Campaigners say prostitution now needs regulating on an international as well as a national level.
More than 200 women's rights groups are calling for laws to make paying for sex a crime across the European Union.
Campaigners presented key policy recommendations for legislation to MEPs in Brussels on Wednesday.
"Prostitution is a form of violence, an obstacle to gender equality and an open door for organised crime to develop," a campaign spokeswoman told the BBC.
But opponents say the move is likely to drive the prostitution industry further underground.
The European Women's Lobby (EWL), which leads the campaign, wants EU member states to implement six key policies, including the criminalisation of all forms of procuring, and the creation of effective exit programmes for sex workers.
"The most important thing to understand about prostitution is that imposing sexual intercourse with money is a form of violence that shouldn't be accepted," EWL spokeswoman Pierrette Pape told the BBC.
"If we understand that, we can then put comprehensive policies into place that will change mentalities and respect gender equality between women and men."

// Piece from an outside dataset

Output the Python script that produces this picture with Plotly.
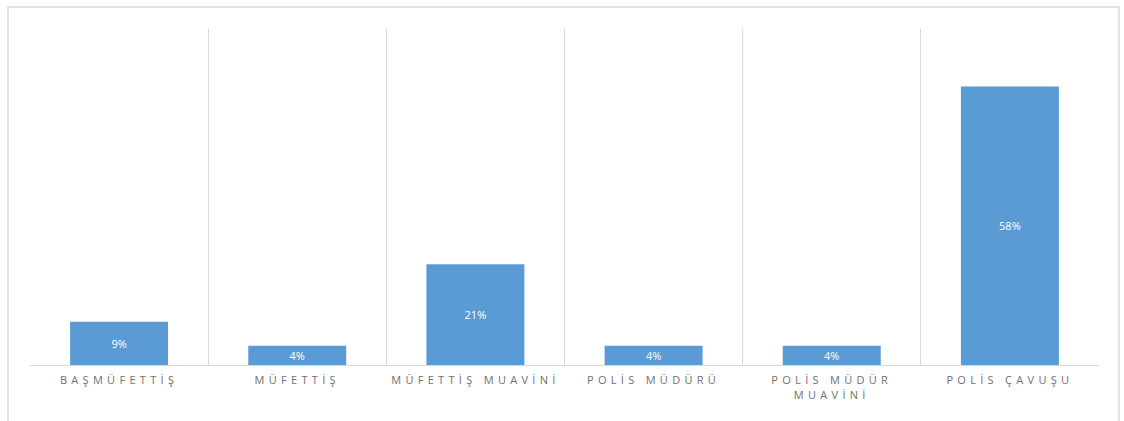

EWL cites Sweden as a successful example, saying that street prostitution had halved there since paying for sex was outlawed a decade ago.
In contrast, there has been no significant improvement of the conditions of sex workers in the Netherlands where the sector has been legalised, Ms Pape said.
She said the issue now needed regulating on an international level, beyond country-specific laws.
"It is a problem that knows no political and geographical boundaries," she said, adding that EU policies on human trafficking would not be effective unless they also addressed prostitution.
"There is a legal base in the treaties to address the transnational crime of the sexual exploitation of women and children."
So far 36 European MEPs are already supporting the proposal, Ms Pape said.
Critics, however, argue that criminalising prostitution also increases the risk of rape and violence.
The UK Network of Sex Work Projects (UNSWP) believes the move would have damaging consequences for prostitutes.
"It creates a legal and policy climate, in which sex workers are more stigmatised and socially excluded, and in which it is harder to offer [them] accessible support services," the organisation told the BBC.
"It erodes sex worker safety and rights. The council of Europe should reject such laws and [instead] support initiatives and legal changes, which improve the social status and safety of sex workers and allow criminal justice authorities to focus their limited resources on violent and other crimes committed against sex workers."
Many sex workers say the sector needs more transparency and better regulation, the BBC's Maddy Savage reports from Brussels.
In the Netherlands, Austria and Germany, prostitutes register their services in return for the same rights and responsibilities as people running other kinds of businesses.
The EU currently does not have the power to legislate on prostitution. But new laws designed to reduce human trafficking are set to come into force next year and EU officials told the BBC both issues are closely linked.
They are currently analysing different countries' approaches and are expected to report back on their findings in 2016.